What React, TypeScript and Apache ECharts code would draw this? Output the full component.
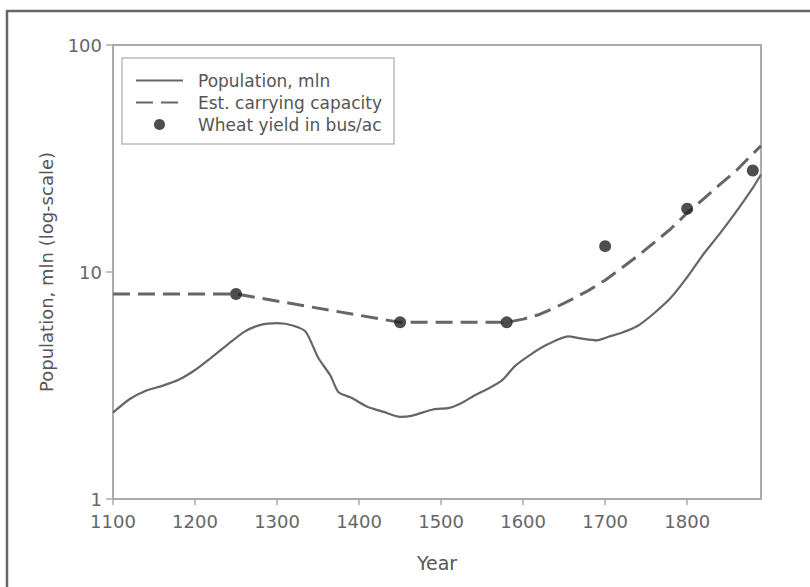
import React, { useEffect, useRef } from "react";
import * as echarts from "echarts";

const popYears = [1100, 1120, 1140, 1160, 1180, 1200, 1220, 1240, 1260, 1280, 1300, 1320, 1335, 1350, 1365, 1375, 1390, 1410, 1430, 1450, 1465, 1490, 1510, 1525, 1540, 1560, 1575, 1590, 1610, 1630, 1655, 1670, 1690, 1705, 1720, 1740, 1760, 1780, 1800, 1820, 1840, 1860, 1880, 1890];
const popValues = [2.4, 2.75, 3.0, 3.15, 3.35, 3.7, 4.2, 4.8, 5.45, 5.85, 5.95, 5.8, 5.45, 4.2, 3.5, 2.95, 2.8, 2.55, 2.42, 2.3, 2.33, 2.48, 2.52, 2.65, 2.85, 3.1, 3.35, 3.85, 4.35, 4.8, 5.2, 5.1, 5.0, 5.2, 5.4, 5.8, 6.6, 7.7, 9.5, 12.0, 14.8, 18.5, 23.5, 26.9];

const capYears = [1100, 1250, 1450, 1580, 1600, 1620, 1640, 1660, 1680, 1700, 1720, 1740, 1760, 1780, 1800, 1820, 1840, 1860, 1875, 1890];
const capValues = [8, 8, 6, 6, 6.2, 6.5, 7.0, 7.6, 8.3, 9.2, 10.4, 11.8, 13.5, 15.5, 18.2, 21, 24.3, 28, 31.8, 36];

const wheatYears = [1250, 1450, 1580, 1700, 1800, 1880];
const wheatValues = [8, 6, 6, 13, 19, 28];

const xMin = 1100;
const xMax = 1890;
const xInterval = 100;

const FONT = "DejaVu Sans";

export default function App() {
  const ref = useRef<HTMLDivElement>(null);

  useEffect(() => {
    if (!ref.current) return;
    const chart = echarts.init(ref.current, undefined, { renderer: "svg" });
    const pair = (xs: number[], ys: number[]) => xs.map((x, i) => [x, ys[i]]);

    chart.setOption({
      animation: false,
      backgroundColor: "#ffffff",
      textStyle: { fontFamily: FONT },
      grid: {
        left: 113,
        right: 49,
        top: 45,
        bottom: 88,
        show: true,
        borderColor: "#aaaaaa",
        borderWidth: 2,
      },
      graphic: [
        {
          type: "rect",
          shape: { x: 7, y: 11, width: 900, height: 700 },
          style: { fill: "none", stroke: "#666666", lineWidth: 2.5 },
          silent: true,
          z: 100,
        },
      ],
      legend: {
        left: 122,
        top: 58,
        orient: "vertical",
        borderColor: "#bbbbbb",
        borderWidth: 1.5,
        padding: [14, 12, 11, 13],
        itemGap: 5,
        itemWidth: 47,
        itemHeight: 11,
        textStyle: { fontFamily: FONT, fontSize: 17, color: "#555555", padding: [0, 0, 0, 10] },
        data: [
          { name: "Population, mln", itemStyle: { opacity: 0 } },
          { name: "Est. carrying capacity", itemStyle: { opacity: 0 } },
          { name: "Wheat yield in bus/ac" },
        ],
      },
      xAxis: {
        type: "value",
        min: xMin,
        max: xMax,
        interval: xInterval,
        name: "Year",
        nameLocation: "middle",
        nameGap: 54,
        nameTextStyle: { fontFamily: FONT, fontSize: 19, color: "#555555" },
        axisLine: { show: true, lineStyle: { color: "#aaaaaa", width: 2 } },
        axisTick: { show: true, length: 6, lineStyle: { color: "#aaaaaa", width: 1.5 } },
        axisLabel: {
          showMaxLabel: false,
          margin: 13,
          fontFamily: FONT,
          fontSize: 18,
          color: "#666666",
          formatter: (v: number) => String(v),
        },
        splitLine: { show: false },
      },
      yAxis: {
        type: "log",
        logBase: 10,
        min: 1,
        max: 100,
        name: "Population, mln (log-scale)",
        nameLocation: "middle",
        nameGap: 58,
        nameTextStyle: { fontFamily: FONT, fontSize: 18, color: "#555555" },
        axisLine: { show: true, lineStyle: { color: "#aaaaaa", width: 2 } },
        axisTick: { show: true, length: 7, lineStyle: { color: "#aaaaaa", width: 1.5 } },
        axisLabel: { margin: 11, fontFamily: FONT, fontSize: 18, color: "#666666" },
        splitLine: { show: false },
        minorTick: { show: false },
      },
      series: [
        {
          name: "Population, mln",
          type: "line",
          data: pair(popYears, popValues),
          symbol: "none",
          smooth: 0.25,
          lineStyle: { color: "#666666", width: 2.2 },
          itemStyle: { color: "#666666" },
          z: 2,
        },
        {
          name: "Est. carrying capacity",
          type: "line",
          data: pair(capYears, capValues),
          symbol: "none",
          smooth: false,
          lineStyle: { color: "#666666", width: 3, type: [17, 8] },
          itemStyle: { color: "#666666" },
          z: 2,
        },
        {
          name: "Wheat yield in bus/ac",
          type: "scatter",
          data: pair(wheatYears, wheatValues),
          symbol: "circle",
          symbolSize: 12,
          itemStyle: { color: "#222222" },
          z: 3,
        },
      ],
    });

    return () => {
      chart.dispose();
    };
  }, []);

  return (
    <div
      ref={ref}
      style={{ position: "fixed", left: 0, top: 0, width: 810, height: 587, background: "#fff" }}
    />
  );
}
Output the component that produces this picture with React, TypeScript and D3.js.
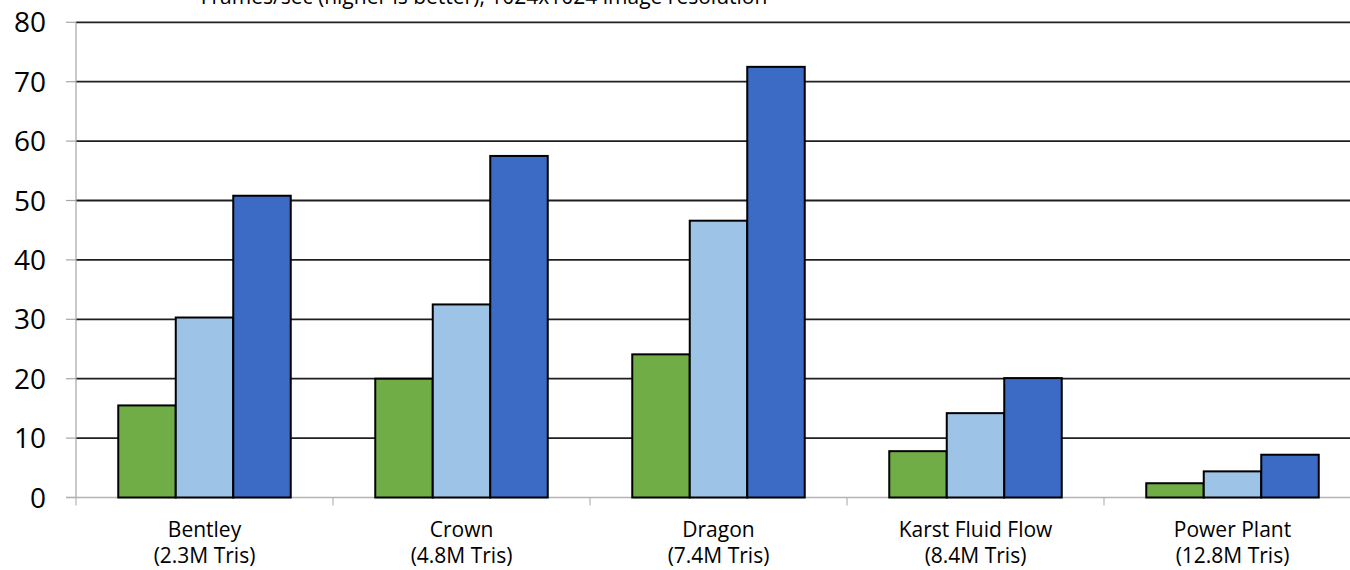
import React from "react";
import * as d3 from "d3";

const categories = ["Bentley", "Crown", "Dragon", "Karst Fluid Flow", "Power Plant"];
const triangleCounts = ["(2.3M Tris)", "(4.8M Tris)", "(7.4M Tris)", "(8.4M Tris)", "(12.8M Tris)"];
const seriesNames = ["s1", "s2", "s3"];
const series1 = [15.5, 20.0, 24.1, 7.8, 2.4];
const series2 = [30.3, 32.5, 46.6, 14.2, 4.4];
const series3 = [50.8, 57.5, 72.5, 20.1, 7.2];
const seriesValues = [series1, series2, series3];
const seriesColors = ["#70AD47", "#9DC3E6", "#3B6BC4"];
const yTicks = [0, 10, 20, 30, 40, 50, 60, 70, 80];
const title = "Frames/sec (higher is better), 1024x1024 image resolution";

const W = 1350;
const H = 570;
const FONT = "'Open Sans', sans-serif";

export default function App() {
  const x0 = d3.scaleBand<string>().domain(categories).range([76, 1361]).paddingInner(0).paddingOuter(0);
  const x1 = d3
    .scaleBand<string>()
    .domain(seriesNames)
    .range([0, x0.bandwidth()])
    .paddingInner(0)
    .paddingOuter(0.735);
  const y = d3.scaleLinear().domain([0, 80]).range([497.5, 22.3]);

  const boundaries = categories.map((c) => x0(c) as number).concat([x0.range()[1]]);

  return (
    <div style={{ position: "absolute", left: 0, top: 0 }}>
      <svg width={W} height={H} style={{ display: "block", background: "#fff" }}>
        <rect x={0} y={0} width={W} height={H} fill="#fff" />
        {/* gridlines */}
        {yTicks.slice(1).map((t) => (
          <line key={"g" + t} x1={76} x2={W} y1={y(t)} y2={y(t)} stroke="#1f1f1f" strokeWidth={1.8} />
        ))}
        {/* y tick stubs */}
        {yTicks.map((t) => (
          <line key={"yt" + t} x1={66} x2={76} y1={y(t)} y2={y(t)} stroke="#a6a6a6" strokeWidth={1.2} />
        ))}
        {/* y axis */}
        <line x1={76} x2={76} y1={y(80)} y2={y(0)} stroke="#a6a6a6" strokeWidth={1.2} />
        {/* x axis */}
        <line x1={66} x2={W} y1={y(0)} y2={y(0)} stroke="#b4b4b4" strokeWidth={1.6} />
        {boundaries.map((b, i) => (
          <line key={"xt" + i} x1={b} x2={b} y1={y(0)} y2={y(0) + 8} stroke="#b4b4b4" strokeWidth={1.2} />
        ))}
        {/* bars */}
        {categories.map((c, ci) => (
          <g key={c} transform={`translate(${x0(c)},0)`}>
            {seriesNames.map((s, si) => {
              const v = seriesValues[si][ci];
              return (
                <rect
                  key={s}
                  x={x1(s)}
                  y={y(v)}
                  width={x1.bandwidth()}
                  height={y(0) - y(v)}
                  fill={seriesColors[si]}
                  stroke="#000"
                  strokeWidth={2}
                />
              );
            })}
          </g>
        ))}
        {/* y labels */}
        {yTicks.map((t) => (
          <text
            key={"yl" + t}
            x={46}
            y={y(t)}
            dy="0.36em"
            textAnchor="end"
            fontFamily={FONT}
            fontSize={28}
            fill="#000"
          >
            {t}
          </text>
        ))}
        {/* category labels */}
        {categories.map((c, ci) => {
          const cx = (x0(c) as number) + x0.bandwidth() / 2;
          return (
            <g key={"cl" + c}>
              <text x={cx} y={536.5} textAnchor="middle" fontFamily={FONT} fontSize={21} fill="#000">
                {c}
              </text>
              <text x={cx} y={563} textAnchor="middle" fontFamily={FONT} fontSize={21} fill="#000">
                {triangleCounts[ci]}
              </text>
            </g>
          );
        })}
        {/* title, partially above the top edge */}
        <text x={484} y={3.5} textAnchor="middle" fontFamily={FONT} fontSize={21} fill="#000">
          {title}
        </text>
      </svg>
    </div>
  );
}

···

◆ **EXERCISE INSTRUCTIONS**:
Only the stretch from the line with "Output the component" through the line with "is better), 1024x1024" should be copied, exactly and with both ends. Drop the pictures.

◆ **WRITTEN RESPONSE**:
Output the component that produces this picture with React, TypeScript and D3.js.
import React from "react";
import * as d3 from "d3";

const categories = ["Bentley", "Crown", "Dragon", "Karst Fluid Flow", "Power Plant"];
const triangleCounts = ["(2.3M Tris)", "(4.8M Tris)", "(7.4M Tris)", "(8.4M Tris)", "(12.8M Tris)"];
const seriesNames = ["s1", "s2", "s3"];
const series1 = [15.5, 20.0, 24.1, 7.8, 2.4];
const series2 = [30.3, 32.5, 46.6, 14.2, 4.4];
const series3 = [50.8, 57.5, 72.5, 20.1, 7.2];
const seriesValues = [series1, series2, series3];
const seriesColors = ["#70AD47", "#9DC3E6", "#3B6BC4"];
const yTicks = [0, 10, 20, 30, 40, 50, 60, 70, 80];
const title = "Frames/sec (higher is better), 1024x1024 image resolution";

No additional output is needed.